Ein Monument wackelt

Die Windows-Ära geht zu Ende

15.12.2008
Von 
Wolfgang Sommergut ist Betreiber der Online-Publikation WindowsPro.

4. Herausforderung: Virtualisierung ändert Spielregeln

Während Parallelsysteme wie Splashtop oder Hyperspace auf dem Client neue Nutzungsoptionen eröffnen, verfolgen Ansätze zur Desktop-Virtualisierung weitergehende Ambitionen. Die Konzepte für virtuelle Desktops (Virtual Desktop Infrastructure = VDI) konzentrieren sich vor allem darauf, den Windows-Client inklusive der darauf ausgeführten Anwendungen in virtuelle Maschinen (VM) auf dem Server zu verlagern.

Dort hat es Windows nur mehr mit einer virtuellen Hardware zu tun, die vom Hypervisor zur Verfügung gestellt wird. Dieser legt sich als Schicht zwischen das blanke Eisen und das Betriebssystem und übernimmt dort die Kontrolle der physischen Hardware. Einen solchen Ansatz verfolgt besonders VMware mit ESX, während Microsofts Hyper-V auf die Treiber des in der Verwaltungspartition installierten Windows Server angewiesen ist.

Die Virtualisierungssoftware muss dem Betriebssystem keineswegs die in der Server-Hardware tatsächlich installierten Komponenten zugänglich machen. Vielmehr kann sie dem OS weit verbreitete Hardwarebausteine vorspiegeln, für die auch Linux oder FreeBSD Treiber mitbringen.

Damit droht Microsoft eine wesentliche Stärke seines dominierenden Systems verloren zu gehen. Bisher entwickelten alle Hersteller von PCs und Peripheriegeräten grundsätzlich Treiber für Windows, während weniger verbreitete Betriebssysteme stets benachteiligt waren.

Die Virtualisierung der Hardware wird sich nicht auf Server-gestützte VDI-Lösungen beschränken. VMware kündigte auf der diesjährigen VMworld eine Initiative namens "vClient" an. In deren Rahmen soll ein Typ-1-Hypervisor für den Client entstehen, der direkt auf der Hardware aufsetzt. Ziel dieses Vorhabens ist eine übergreifende Plattform, auf der Desktops zentral verwaltet und dynamisch verschoben werden können, unabhängig davon, auf welchem Server oder Arbeitsplatz-PC sie gerade laufen.

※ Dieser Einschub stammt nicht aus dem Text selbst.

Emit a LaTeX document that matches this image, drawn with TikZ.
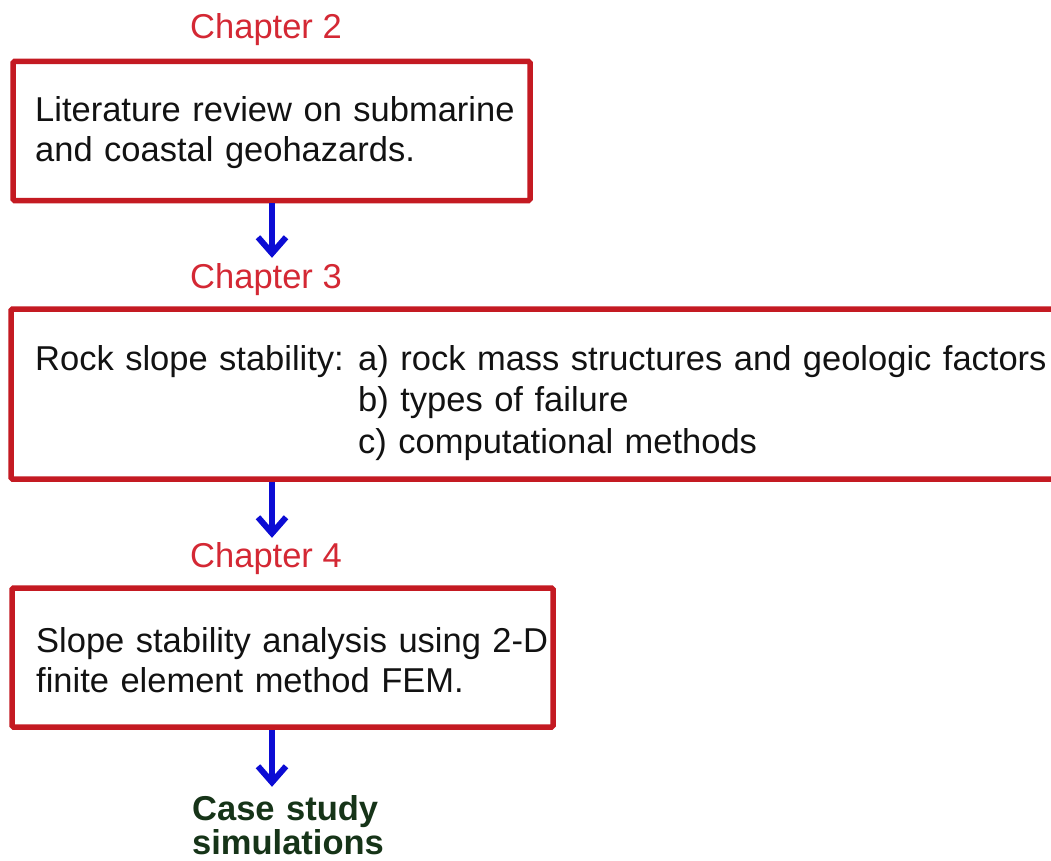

Derzeit lässt sich noch nicht abschätzen, ob VMware mit seinem ehrgeizigen Vorhaben Erfolg haben wird. Allerdings zeichnet sich ab, dass ein Hypervisor in absehbarer Zeit zur Standardausstattung eines PC gehören wird, nachdem dies bei Servern schon die Regel ist. Falls sich die PC-Hersteller für diese Aufgabe zuständig fühlen, können sie in Zukunft möglicherweise auch eine Open-Source-Implementierung aus dem "Xen Client Initiative Project" integrieren. In jedem Fall würde sich dadurch die Verteilung des Betriebssystems auf die Endgeräte deutlich vereinfachen, und Windows würde an Bedeutung verlieren.

Entgegen diversen Spekulationen, wonach Microsoft Hyper-V auf den Client portieren und mit Windows 7 ausliefern könnte, hat das Unternehmen dazu noch keine Pläne bekannt gegeben. Das für Windows 7 angekündigte Feature "VHD Boot" erlaubt es, von einem Systemabbild im VHD-Format sowohl physikalische als auch virtuelle Rechner zu starten. Es könnte als Alternative zum Client-Hypervisor betrachtet werden, die aber mit einer heterogenen Hardwareausstattung einige Schwierigkeiten haben dürfte.